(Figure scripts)
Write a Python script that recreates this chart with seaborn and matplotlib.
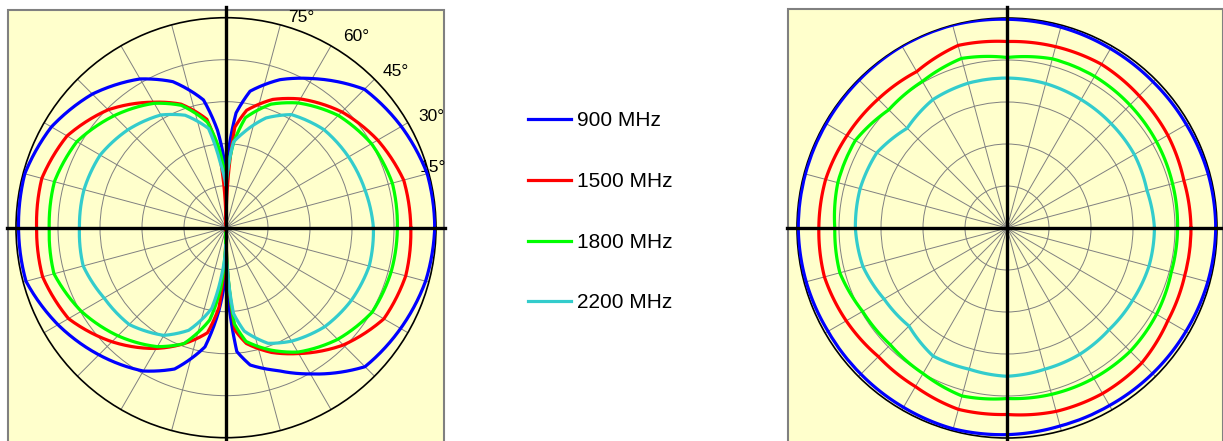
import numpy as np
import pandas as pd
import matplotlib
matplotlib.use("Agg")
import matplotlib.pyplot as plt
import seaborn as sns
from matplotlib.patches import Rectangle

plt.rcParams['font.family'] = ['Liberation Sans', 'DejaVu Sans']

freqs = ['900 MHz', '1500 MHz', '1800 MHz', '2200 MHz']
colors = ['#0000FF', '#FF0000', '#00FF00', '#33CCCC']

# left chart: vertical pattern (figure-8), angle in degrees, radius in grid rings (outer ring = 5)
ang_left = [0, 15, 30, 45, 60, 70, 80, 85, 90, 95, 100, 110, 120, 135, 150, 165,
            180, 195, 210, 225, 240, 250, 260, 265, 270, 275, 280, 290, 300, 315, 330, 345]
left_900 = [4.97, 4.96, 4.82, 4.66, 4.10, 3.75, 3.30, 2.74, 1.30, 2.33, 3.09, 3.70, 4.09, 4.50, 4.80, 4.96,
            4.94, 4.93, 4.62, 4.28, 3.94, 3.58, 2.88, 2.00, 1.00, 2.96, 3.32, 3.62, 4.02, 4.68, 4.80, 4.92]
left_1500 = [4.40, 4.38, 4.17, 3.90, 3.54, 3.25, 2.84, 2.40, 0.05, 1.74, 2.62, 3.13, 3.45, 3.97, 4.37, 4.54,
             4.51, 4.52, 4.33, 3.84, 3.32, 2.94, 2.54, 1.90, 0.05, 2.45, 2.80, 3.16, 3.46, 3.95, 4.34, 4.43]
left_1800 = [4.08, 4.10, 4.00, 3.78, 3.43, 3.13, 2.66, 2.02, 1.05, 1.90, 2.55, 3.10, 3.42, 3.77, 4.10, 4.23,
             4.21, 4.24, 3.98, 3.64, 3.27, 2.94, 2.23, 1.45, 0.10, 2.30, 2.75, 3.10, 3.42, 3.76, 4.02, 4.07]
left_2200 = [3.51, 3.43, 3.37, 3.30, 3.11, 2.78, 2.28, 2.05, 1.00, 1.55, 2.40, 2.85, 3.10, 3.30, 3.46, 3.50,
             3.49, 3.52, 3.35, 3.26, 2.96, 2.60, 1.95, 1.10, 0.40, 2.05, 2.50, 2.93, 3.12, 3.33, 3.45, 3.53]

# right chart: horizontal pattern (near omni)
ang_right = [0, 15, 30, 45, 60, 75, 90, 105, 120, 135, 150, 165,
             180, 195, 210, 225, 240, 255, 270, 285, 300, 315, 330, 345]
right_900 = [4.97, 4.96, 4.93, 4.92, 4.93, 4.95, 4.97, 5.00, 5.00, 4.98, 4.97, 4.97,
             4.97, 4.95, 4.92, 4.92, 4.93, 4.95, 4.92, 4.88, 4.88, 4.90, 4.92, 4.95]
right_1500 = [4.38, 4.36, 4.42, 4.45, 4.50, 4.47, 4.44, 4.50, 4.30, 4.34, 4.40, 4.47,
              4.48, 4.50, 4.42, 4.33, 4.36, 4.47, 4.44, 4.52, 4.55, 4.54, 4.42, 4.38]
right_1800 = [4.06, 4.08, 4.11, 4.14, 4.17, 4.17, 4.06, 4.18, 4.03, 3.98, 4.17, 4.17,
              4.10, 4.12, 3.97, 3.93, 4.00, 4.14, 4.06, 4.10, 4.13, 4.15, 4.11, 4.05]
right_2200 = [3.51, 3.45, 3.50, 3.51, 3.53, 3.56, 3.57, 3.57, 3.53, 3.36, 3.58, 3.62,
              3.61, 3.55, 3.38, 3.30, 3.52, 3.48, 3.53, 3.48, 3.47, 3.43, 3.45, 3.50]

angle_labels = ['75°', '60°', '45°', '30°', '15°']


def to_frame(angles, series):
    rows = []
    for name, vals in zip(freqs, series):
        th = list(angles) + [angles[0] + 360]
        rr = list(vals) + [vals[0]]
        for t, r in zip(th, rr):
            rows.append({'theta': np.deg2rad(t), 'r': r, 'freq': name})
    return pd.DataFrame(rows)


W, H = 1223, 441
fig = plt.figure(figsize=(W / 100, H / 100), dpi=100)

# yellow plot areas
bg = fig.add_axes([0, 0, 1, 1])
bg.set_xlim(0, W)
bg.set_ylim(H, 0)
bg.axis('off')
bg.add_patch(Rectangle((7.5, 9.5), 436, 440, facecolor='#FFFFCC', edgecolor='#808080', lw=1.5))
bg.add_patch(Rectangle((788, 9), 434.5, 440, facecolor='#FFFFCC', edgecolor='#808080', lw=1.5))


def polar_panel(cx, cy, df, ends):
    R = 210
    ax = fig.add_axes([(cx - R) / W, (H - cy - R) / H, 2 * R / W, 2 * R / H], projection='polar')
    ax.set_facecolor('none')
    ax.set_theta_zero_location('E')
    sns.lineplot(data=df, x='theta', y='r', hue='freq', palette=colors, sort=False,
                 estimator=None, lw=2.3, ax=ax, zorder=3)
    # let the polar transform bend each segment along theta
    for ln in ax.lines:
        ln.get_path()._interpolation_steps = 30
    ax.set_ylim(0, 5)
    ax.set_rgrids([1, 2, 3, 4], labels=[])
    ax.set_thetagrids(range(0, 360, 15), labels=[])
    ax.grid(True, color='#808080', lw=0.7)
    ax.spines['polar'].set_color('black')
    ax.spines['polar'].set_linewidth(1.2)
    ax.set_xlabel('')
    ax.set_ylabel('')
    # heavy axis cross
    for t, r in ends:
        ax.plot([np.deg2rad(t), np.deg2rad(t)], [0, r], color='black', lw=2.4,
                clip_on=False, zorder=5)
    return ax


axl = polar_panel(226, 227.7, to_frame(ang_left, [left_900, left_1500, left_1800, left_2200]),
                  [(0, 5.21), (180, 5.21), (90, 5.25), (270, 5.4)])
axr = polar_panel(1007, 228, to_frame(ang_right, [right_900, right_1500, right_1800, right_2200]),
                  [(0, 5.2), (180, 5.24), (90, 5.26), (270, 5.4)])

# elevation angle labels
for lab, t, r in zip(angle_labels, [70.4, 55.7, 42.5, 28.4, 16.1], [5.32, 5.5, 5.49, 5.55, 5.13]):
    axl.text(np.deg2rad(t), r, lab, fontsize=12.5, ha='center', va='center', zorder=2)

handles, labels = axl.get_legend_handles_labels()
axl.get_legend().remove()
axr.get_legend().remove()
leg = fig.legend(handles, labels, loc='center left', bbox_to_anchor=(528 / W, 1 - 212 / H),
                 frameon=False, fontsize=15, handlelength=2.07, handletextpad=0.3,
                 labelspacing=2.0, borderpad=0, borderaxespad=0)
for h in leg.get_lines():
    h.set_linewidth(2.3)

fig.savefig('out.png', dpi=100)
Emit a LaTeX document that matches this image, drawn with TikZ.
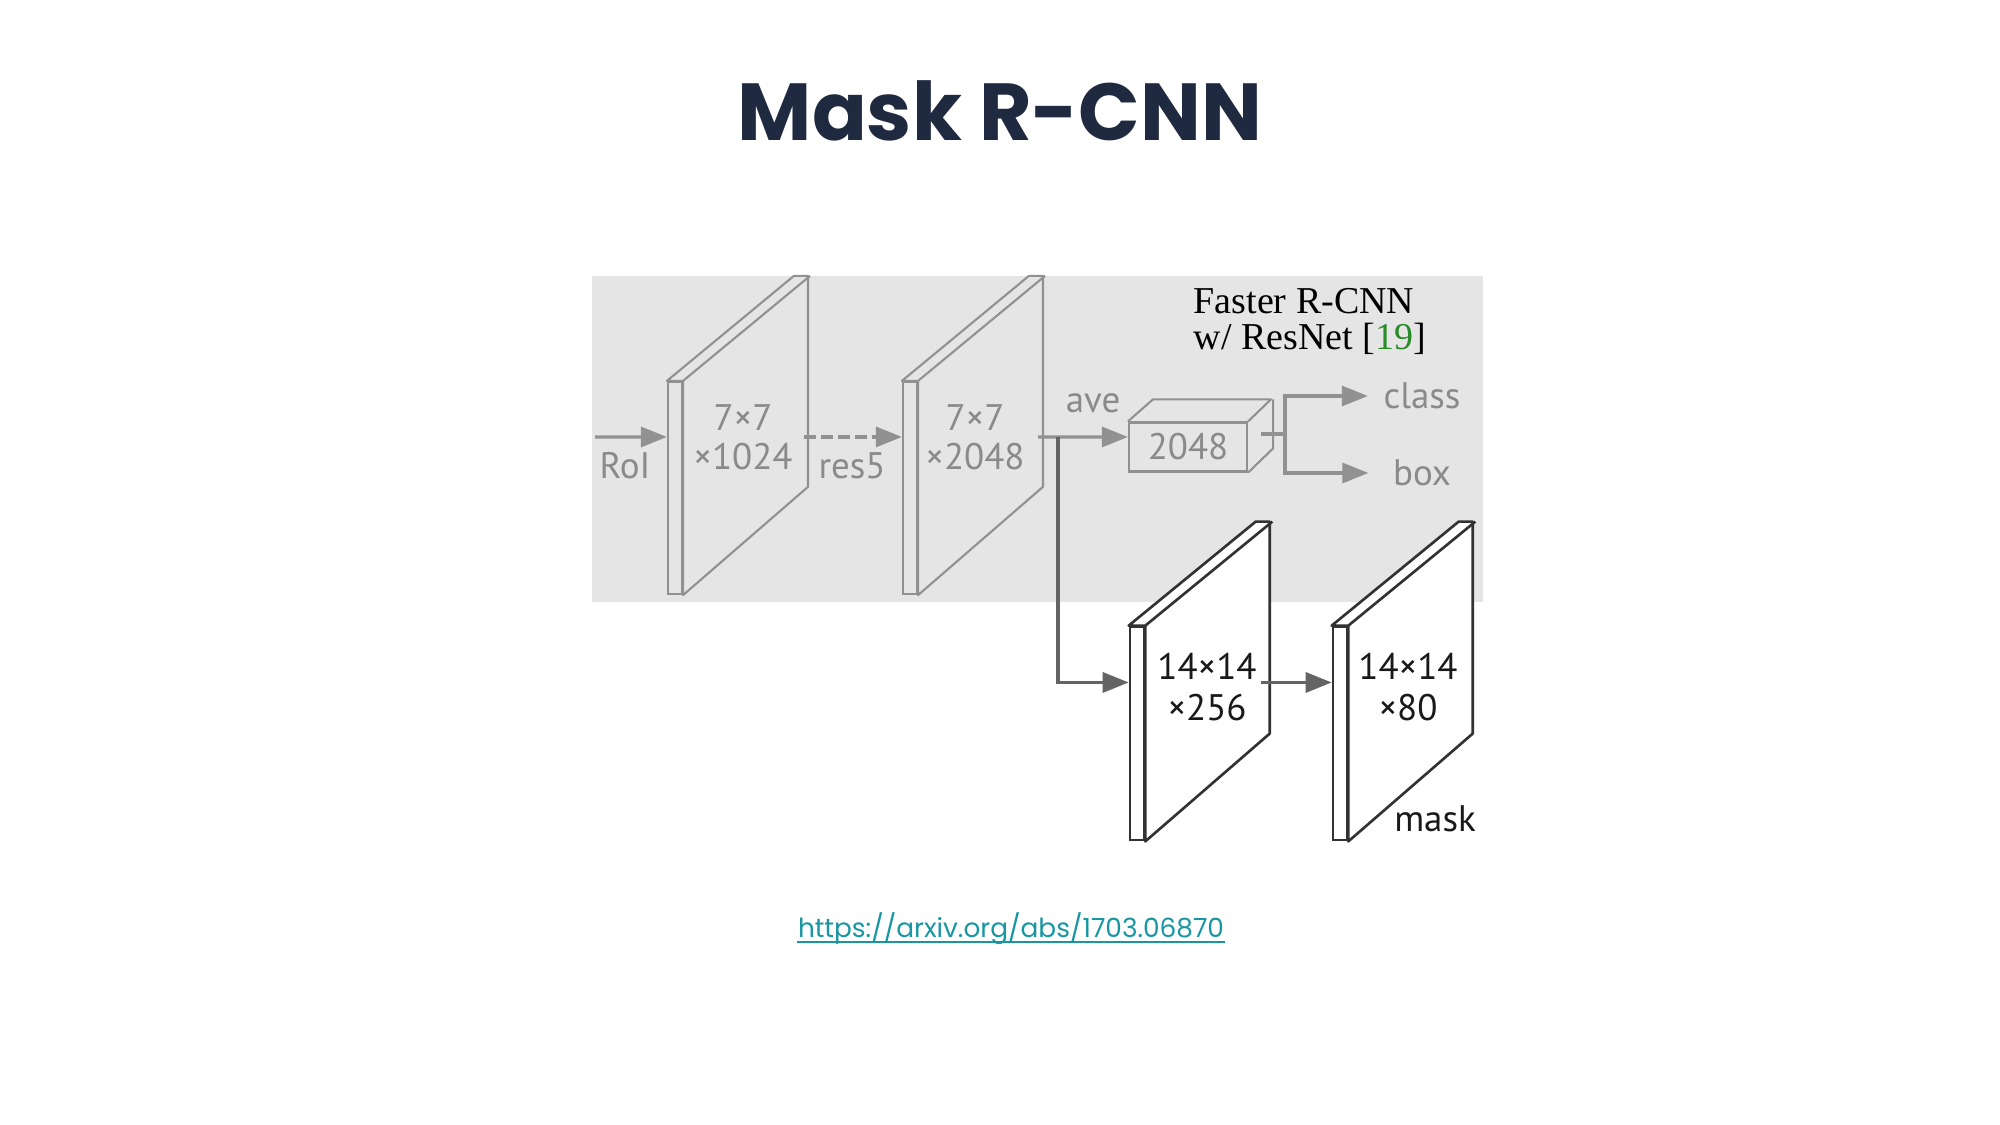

**WHAT THE TASK REQUIRES:**
Write out the entries above verbatim; the pictures do not belong in your copy.

**PROBLEM SOLUTION:**
Write a Python script that recreates this chart with seaborn and matplotlib.
import numpy as np
import pandas as pd
import matplotlib
matplotlib.use("Agg")
import matplotlib.pyplot as plt
import seaborn as sns
from matplotlib.patches import Rectangle

plt.rcParams['font.family'] = ['Liberation Sans', 'DejaVu Sans']

freqs = ['900 MHz', '1500 MHz', '1800 MHz', '2200 MHz']
colors = ['#0000FF', '#FF0000', '#00FF00', '#33CCCC']

# left chart: vertical pattern (figure-8), angle in degrees, radius in grid rings (outer ring = 5)
ang_left = [0, 15, 30, 45, 60, 70, 80, 85, 90, 95, 100, 110, 120, 135, 150, 165,
            180, 195, 210, 225, 240, 250, 260, 265, 270, 275, 280, 290, 300, 315, 330, 345]
left_900 = [4.97, 4.96, 4.82, 4.66, 4.10, 3.75, 3.30, 2.74, 1.30, 2.33, 3.09, 3.70, 4.09, 4.50, 4.80, 4.96,
            4.94, 4.93, 4.62, 4.28, 3.94, 3.58, 2.88, 2.00, 1.00, 2.96, 3.32, 3.62, 4.02, 4.68, 4.80, 4.92]
left_1500 = [4.40, 4.38, 4.17, 3.90, 3.54, 3.25, 2.84, 2.40, 0.05, 1.74, 2.62, 3.13, 3.45, 3.97, 4.37, 4.54,
             4.51, 4.52, 4.33, 3.84, 3.32, 2.94, 2.54, 1.90, 0.05, 2.45, 2.80, 3.16, 3.46, 3.95, 4.34, 4.43]
left_1800 = [4.08, 4.10, 4.00, 3.78, 3.43, 3.13, 2.66, 2.02, 1.05, 1.90, 2.55, 3.10, 3.42, 3.77, 4.10, 4.23,
             4.21, 4.24, 3.98, 3.64, 3.27, 2.94, 2.23, 1.45, 0.10, 2.30, 2.75, 3.10, 3.42, 3.76, 4.02, 4.07]
left_2200 = [3.51, 3.43, 3.37, 3.30, 3.11, 2.78, 2.28, 2.05, 1.00, 1.55, 2.40, 2.85, 3.10, 3.30, 3.46, 3.50,
             3.49, 3.52, 3.35, 3.26, 2.96, 2.60, 1.95, 1.10, 0.40, 2.05, 2.50, 2.93, 3.12, 3.33, 3.45, 3.53]

# right chart: horizontal pattern (near omni)
ang_right = [0, 15, 30, 45, 60, 75, 90, 105, 120, 135, 150, 165,
             180, 195, 210, 225, 240, 255, 270, 285, 300, 315, 330, 345]
right_900 = [4.97, 4.96, 4.93, 4.92, 4.93, 4.95, 4.97, 5.00, 5.00, 4.98, 4.97, 4.97,
             4.97, 4.95, 4.92, 4.92, 4.93, 4.95, 4.92, 4.88, 4.88, 4.90, 4.92, 4.95]
right_1500 = [4.38, 4.36, 4.42, 4.45, 4.50, 4.47, 4.44, 4.50, 4.30, 4.34, 4.40, 4.47,
              4.48, 4.50, 4.42, 4.33, 4.36, 4.47, 4.44, 4.52, 4.55, 4.54, 4.42, 4.38]
right_1800 = [4.06, 4.08, 4.11, 4.14, 4.17, 4.17, 4.06, 4.18, 4.03, 3.98, 4.17, 4.17,
              4.10, 4.12, 3.97, 3.93, 4.00, 4.14, 4.06, 4.10, 4.13, 4.15, 4.11, 4.05]
right_2200 = [3.51, 3.45, 3.50, 3.51, 3.53, 3.56, 3.57, 3.57, 3.53, 3.36, 3.58, 3.62,
              3.61, 3.55, 3.38, 3.30, 3.52, 3.48, 3.53, 3.48, 3.47, 3.43, 3.45, 3.50]

angle_labels = ['75°', '60°', '45°', '30°', '15°']


def to_frame(angles, series):
    rows = []
    for name, vals in zip(freqs, series):
        th = list(angles) + [angles[0] + 360]
        rr = list(vals) + [vals[0]]
        for t, r in zip(th, rr):
            rows.append({'theta': np.deg2rad(t), 'r': r, 'freq': name})
    return pd.DataFrame(rows)


W, H = 1223, 441
fig = plt.figure(figsize=(W / 100, H / 100), dpi=100)

# yellow plot areas
bg = fig.add_axes([0, 0, 1, 1])
bg.set_xlim(0, W)
bg.set_ylim(H, 0)
bg.axis('off')
bg.add_patch(Rectangle((7.5, 9.5), 436, 440, facecolor='#FFFFCC', edgecolor='#808080', lw=1.5))
bg.add_patch(Rectangle((788, 9), 434.5, 440, facecolor='#FFFFCC', edgecolor='#808080', lw=1.5))


def polar_panel(cx, cy, df, ends):
    R = 210
    ax = fig.add_axes([(cx - R) / W, (H - cy - R) / H, 2 * R / W, 2 * R / H], projection='polar')
    ax.set_facecolor('none')
    ax.set_theta_zero_location('E')
    sns.lineplot(data=df, x='theta', y='r', hue='freq', palette=colors, sort=False,
                 estimator=None, lw=2.3, ax=ax, zorder=3)
    # let the polar transform bend each segment along theta
    for ln in ax.lines:
        ln.get_path()._interpolation_steps = 30
    ax.set_ylim(0, 5)
    ax.set_rgrids([1, 2, 3, 4], labels=[])
    ax.set_thetagrids(range(0, 360, 15), labels=[])
    ax.grid(True, color='#808080', lw=0.7)
    ax.spines['polar'].set_color('black')
    ax.spines['polar'].set_linewidth(1.2)
    ax.set_xlabel('')
    ax.set_ylabel('')
    # heavy axis cross
    for t, r in ends:
        ax.plot([np.deg2rad(t), np.deg2rad(t)], [0, r], color='black', lw=2.4,
                clip_on=False, zorder=5)
    return ax


axl = polar_panel(226, 227.7, to_frame(ang_left, [left_900, left_1500, left_1800, left_2200]),
                  [(0, 5.21), (180, 5.21), (90, 5.25), (270, 5.4)])
axr = polar_panel(1007, 228, to_frame(ang_right, [right_900, right_1500, right_1800, right_2200]),
                  [(0, 5.2), (180, 5.24), (90, 5.26), (270, 5.4)])

# elevation angle labels
for lab, t, r in zip(angle_labels, [70.4, 55.7, 42.5, 28.4, 16.1], [5.32, 5.5, 5.49, 5.55, 5.13]):
    axl.text(np.deg2rad(t), r, lab, fontsize=12.5, ha='center', va='center', zorder=2)

handles, labels = axl.get_legend_handles_labels()
axl.get_legend().remove()
axr.get_legend().remove()
leg = fig.legend(handles, labels, loc='center left', bbox_to_anchor=(528 / W, 1 - 212 / H),
                 frameon=False, fontsize=15, handlelength=2.07, handletextpad=0.3,
                 labelspacing=2.0, borderpad=0, borderaxespad=0)
for h in leg.get_lines():
    h.set_linewidth(2.3)

fig.savefig('out.png', dpi=100)
Emit a LaTeX document that matches this image, drawn with TikZ.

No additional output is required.